Cession avec charges : quand la vente devient marché public
Mis à jour le 15 septembre 2025 à 16h58

Collectivités : quand la cession d’un bien immobilier devient un marché public ou une concession de travaux
La question revient régulièrement dans les collectivités : à partir de quand la cession d’un bien du domaine privé s’apparente-t-elle non plus à une simple vente, mais à un marché public ou une concession de travaux soumis au Code de la commande publique (CCP) ?
Une récente réponse ministérielle à la sénatrice de Moselle Christine Herzog (UC-R) éclaire ce point sensible.
La vente « avec charges » : un cas particulier
La sénatrice interrogeait le gouvernement sur la vente d’un terrain communal, assortie d’une obligation de démolition d’un bâtiment. Une opération apparemment privée… mais qui peut, en droit, relever de la commande publique.
Dans sa réponse, le ministère rappelle que :
- La cession d’un bien du domaine privé n’est pas soumise aux règles de publicité et de mise en concurrence.
- Mais si la cession est accompagnée de charges substantielles, notamment des travaux imposés à l’acquéreur pour répondre à un besoin de la collectivité, elle peut être requalifiée.
- Si ces charges constituent l’objet principal du contrat, la cession devient un marché public de travaux ou une concession de travaux au sens du CCP.
Autrement dit : l’important n’est pas la forme du contrat (vente) mais son contenu et sa finalité.
Les critères de requalification
Selon la jurisprudence du Conseil d’État (16 avril 2019, n° 420876) et la doctrine administrative, quatre éléments sont déterminants :
- Nature des charges : démolition, construction, aménagement imposés à l’acquéreur.
- Importance des obligations : si elles représentent une part essentielle du contrat, au-delà du simple transfert de propriété.
- Lien avec l’intérêt général : les travaux doivent répondre à un besoin de la collectivité (urbanisme, aménagement, environnement…).
- Contrôle de légalité : le préfet peut intervenir et requalifier l’opération.
Le Cerema, dans une fiche pratique publiée en 2023, souligne les risques encourus par les collectivités qui recourent à une cession « avec charges » sans respecter les obligations de mise en concurrence.
Conséquences pour les collectivités
Lorsqu’une vente est requalifiée en marché ou concession de travaux :
- La collectivité doit respecter les règles de publicité et de mise en concurrence prévues par le CCP.
- Les opérateurs économiques intéressés doivent pouvoir candidater librement.
- En cas de manquement, le contrat peut être annulé par le juge administratif.
Pour les élus locaux, la vigilance est donc de mise : une cession avec charges lourdes n’est pas un simple acte de gestion patrimoniale, mais peut relever de la commande publique.
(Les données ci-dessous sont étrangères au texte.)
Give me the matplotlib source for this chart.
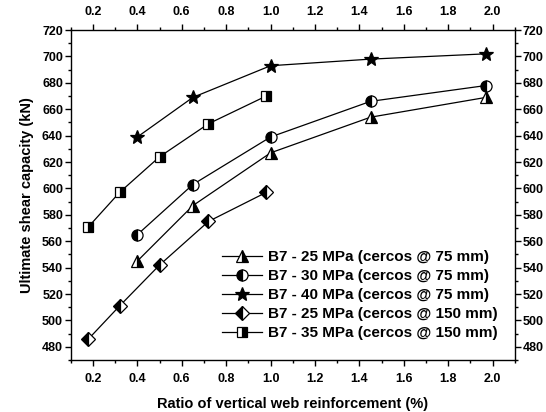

Exemple : la démolition imposée
Dans le cas soumis par la sénatrice Herzog — un terrain communal vendu avec obligation de démolir un bâtiment —, le critère clé sera de savoir si la démolition est accessoire ou centrale.
- Accessoire : la vente reste une cession simple.
- Centrale : la collectivité impose à l’acquéreur de réaliser un travail d’intérêt général ; la vente peut alors être requalifiée en marché de travaux.
En résumé
- Une cession d’un bien communal peut rester une opération privée.
- Mais si elle est assortie d’obligations de travaux significatives, elle peut être requalifiée en marché ou concession de travaux.
- Les règles du Code de la commande publique s’appliquent alors, avec mise en concurrence obligatoire.
Le message du gouvernement est clair : les collectivités doivent anticiper ces situations pour éviter les contentieux et sécuriser leurs opérations immobilières.
Sources officielles :
- Réponse ministérielle à Christine Herzog (Sénat, question écrite n° 1549, publiée en 2024).
- Conseil d’État, 16 avril 2019, n° 420876.
- Code de la commande publique (articles L. 1111-1 et suivants).
- Cerema – Fiche pratique “Cession foncière avec charges” (2023).